Dessay in a gorgeous red dress

and the blocking stylized as well as visually extravagant with a controlled wildness:


a symmetrical imprisonment


exultant dancing

Further, 19th century decorums, time, and what was thought stageable prevented the script or libretto writers (Henri Meilhac and Philippe Gille) from presenting us with frank sexual scenes and a full panoply of amorality to which our hero and heroine are driven or choose to descend to.


The chaste presentation of their first sexual encounter


The other prostitutes: there was a lot of stage business to fill out the story: sexual encounters, some degrading; stealing, social pressure, manipulation, Marat/Sade vehicles

Nonetheless, the singing was so strong and the acting so magnificent with long scenes of letting go that the limitations of the enunciation were transcended. This was no Eurotrash framing; the people doing the opera did not feel they had to expose absurdities and undermine reactionary scenarios, but rather worked to make more explicit, more elaborate what Massenet had been at such pains to make us understand and sympathize with: two young people’s refusal to be co-opted and engulfed by an inhumane order which they cannot escape, must live in to survive (eat, have shelter) and which turns them to punish them when they disobey its repressive (and to them) hypocritical hierarchical laws.


From one turn of the story where Grieux is imprisoned to force him to become a priest (his father’s choice of profession for him, a typical gothic trope of the era which reflected social realities)

I really wanted to cry at the end when Villazon as Grieux grieved over the dying Dessay-Manon, lifting her of the cart, laying her limp body down, and we saw her hair dissheveled, her clothes filthy, a vision of the opening scene of the book. The first time the Chevalier sees her in the book, she has an iron collar around her neck and is chained into a row of women headed for prison or transportation. As here the book ends on the two of them trying to flee; they actually make it to America; in the opera, only a little beyond the cart and city walls.

Prevost’s Manon Lescaut is a tragic vision pulled out of a story that is like Moll Flanders, a pyschologized picaresque tale of criminal adventurers. Massenet’s Manon is tragic heroic opera pulled out of French grand opera. Prevost’s text as a novel of sensibility can be seen coming out in the actor’s lachrymose expressions (which I don’t mind in the least). At one point the action stopped and all the characters watched a ballet. The eighteenth century style costumes were filled with exaggerated colorful details, poverty combined with panache. The music reminded me a little of bel canto only much more melodramatic, and instead of repetitive patterns the lines were expressionist of the emotions going on at the moment of singing. The close-ups were wonderful and I again much appreciated the subtitles so I knew what was going on.
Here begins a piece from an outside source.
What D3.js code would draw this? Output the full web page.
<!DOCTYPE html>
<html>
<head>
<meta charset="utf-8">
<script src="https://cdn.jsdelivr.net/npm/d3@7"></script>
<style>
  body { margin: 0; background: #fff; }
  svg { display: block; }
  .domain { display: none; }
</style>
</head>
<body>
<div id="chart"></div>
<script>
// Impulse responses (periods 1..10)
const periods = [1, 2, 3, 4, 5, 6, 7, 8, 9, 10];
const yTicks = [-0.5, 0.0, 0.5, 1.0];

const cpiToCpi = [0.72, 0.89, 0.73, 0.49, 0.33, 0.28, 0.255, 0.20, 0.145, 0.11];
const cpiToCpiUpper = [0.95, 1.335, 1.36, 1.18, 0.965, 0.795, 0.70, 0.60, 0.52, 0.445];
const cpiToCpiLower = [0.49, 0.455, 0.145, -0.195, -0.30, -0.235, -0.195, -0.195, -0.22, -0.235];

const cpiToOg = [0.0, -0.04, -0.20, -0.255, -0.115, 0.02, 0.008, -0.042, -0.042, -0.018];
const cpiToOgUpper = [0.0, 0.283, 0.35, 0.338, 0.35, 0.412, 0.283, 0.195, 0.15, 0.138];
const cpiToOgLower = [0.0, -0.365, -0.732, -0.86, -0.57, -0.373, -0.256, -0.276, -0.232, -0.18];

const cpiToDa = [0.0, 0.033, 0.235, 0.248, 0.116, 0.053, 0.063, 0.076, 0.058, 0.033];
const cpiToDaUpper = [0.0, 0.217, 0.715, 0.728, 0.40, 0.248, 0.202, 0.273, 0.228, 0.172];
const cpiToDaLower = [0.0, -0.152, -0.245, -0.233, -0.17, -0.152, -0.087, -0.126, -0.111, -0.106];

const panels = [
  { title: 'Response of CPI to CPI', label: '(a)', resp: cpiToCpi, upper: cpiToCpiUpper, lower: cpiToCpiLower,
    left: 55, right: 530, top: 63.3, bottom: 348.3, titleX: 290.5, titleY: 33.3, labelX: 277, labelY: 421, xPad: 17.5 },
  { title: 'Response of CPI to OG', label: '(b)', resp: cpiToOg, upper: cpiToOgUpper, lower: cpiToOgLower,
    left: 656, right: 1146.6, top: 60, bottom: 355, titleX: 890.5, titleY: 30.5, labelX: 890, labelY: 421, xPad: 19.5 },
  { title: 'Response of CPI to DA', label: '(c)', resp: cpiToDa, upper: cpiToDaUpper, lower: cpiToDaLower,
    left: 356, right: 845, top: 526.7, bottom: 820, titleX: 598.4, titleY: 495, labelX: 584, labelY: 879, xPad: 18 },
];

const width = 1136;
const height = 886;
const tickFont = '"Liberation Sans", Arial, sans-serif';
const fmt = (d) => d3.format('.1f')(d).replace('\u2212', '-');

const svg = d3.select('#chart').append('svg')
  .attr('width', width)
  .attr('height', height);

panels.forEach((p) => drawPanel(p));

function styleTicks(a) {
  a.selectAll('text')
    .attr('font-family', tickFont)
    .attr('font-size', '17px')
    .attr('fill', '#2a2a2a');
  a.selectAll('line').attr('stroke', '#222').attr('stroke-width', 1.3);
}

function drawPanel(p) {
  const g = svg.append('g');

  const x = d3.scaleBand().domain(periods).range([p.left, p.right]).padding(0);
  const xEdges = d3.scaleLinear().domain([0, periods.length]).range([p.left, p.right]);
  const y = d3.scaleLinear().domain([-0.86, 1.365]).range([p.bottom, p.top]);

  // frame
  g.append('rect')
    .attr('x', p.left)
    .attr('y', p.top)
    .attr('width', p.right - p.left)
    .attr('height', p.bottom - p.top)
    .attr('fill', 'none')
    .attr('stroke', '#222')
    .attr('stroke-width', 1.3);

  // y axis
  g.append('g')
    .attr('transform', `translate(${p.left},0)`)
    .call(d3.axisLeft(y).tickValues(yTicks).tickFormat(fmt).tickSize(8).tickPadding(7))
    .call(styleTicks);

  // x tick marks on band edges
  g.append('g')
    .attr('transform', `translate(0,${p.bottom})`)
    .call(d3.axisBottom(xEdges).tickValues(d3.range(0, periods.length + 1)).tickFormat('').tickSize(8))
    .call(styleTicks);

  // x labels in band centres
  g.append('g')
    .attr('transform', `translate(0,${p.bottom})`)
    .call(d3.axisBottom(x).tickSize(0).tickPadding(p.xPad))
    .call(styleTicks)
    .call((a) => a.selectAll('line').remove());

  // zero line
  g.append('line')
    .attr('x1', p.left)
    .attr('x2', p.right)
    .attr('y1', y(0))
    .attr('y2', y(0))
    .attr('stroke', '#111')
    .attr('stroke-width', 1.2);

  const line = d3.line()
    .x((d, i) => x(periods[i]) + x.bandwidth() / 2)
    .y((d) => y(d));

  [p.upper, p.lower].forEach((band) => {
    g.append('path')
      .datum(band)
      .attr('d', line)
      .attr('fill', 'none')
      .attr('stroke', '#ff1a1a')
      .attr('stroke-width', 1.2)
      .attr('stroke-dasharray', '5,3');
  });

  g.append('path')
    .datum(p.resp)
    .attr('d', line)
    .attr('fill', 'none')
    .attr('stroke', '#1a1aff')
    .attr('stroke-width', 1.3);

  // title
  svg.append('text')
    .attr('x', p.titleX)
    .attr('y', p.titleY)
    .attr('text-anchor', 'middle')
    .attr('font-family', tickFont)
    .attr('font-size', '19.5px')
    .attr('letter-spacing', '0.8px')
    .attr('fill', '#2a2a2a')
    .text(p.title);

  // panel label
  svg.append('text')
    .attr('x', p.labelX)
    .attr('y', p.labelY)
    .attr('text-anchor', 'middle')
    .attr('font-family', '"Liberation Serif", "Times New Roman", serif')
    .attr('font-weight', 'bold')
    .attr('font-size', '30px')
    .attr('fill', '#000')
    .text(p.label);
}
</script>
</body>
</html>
If the translations into English were sometimes inaccurate, they provided the gist of the French so I could make out what the actors were literally singing.

The audience in Barcelona applauded and cheered long and hard for tremendous effort Natalie Dessay put into the part: such a small thin wiry woman to carry so much gravitas. Also for the daring open vulnerability played out by Rolando Villazon. Samuel Ramey was a dignified dense father; I loved his voice (though Jim said it “wobbled”). The other actor-singers were effective as corrupt protectors, libertines, innkeepers, prostitutes, street, inn, court and police people and the whole cast and chorus were whooped, clapped. Individuals doing Gavotte, Poussette and Rosette were great fun. The people in the West End Cinema seem not in the habit of clapping along the way the audience at our local HD opera where we see Met productions usually do, but a few people did clap with me for Dessay. The auditorium was much much fuller than for either of the two Eurotrash productions I’ve seen before, the excellent Claus Guth’s of Don Giovanni and the ridiculous Netherlands La Fanciulla del West. Basically the auditoriums then were empty. People got up talking about the performance which is a good sign.
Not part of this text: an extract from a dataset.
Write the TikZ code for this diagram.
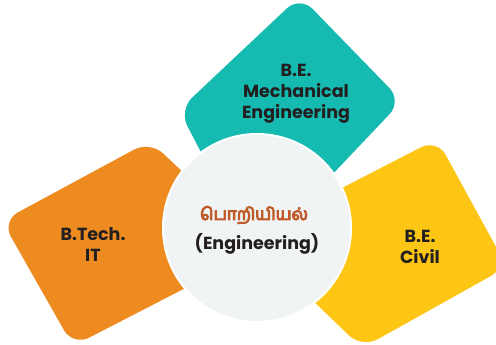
\documentclass[tikz,border=0pt]{standalone}
\usepackage{fontspec}
\setmainfont{Poppins}
\newfontfamily\tamilfont[Script=Tamil]{Hind Madurai}
\definecolor{tealc}{RGB}{21,186,176}
\definecolor{orangec}{RGB}{238,139,32}
\definecolor{yellowc}{RGB}{254,198,20}
\definecolor{hubfill}{RGB}{241,244,245}
\definecolor{darktext}{RGB}{35,31,32}
\definecolor{tamilc}{RGB}{192,90,40}
\newcommand{\heavytext}[1]{\special{pdf:literal direct 2 Tr 1 w}#1\special{pdf:literal direct 0 Tr}}
\tikzset{
  petal/.style={rounded corners=18pt},
  label text/.style={align=center, text=darktext, inner sep=0pt,
    font=\bfseries\fontsize{17.5}{21}\selectfont},
}
\begin{document}
\begin{tikzpicture}[x=1pt,y=-1pt]
\useasboundingbox (0,0) rectangle (496,345);
\begin{scope}
\clip (0,0) rectangle (496,345);
\fill[tealc, petal] (300,-4) -- (402,101) -- (255,256) -- (179,110) -- cycle;
\fill[orangec, petal] (150,141) -- (263,248) -- (73,346) -- (2,221) -- cycle;
\fill[yellowc, petal] (437,139) -- (507,267) -- (362,348) -- (247,237) -- cycle;
\end{scope}
\node[circle, fill=hubfill, draw=white, line width=2pt, minimum size=188pt, inner sep=0pt] (hub) at (257,228) {};
\node[label text] (mech) at (296,94) {B.E.\\Mechanical\\Engineering};
\node[label text] (it) at (93,244.5) {B.Tech.\\IT};
\node[label text] (civil) at (420,247) {B.E.\\Civil};
\node[text=tamilc, inner sep=0pt, font=\tamilfont\fontsize{17}{21}\selectfont] (tamil) at (254,215) {\heavytext{பொறியியல்}};
\node[label text] (eng) at (257,243.5) {(Engineering)};
\end{tikzpicture}
\end{document}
The theater manager said there will be another season of operas from Europe in the Fall and I put Jim and my email address down on a list to be alerted. I recommend the house white wine (it comes chilled). Next week a real treat: Verdi’s Macbeth from the Royal Opera House, London, starring Simon Keeleyside. One of the interests of all three European operas we’ve seen so far is the difference between the way these European houses do these operas and the Met. The Met is much much more Broadway, Hollywoodized (I assume I’m inventing that word) somehow, hyped up, especially because of the all the framing, the interviews, the explanations drenched in self-praise and flattery. You are left along in peace to make up your mind.

Jim has now also bought 6 sets of tickets for plays, concerts, and events in the 3 week fringe festival next month. So, much pleasure and interest ahead.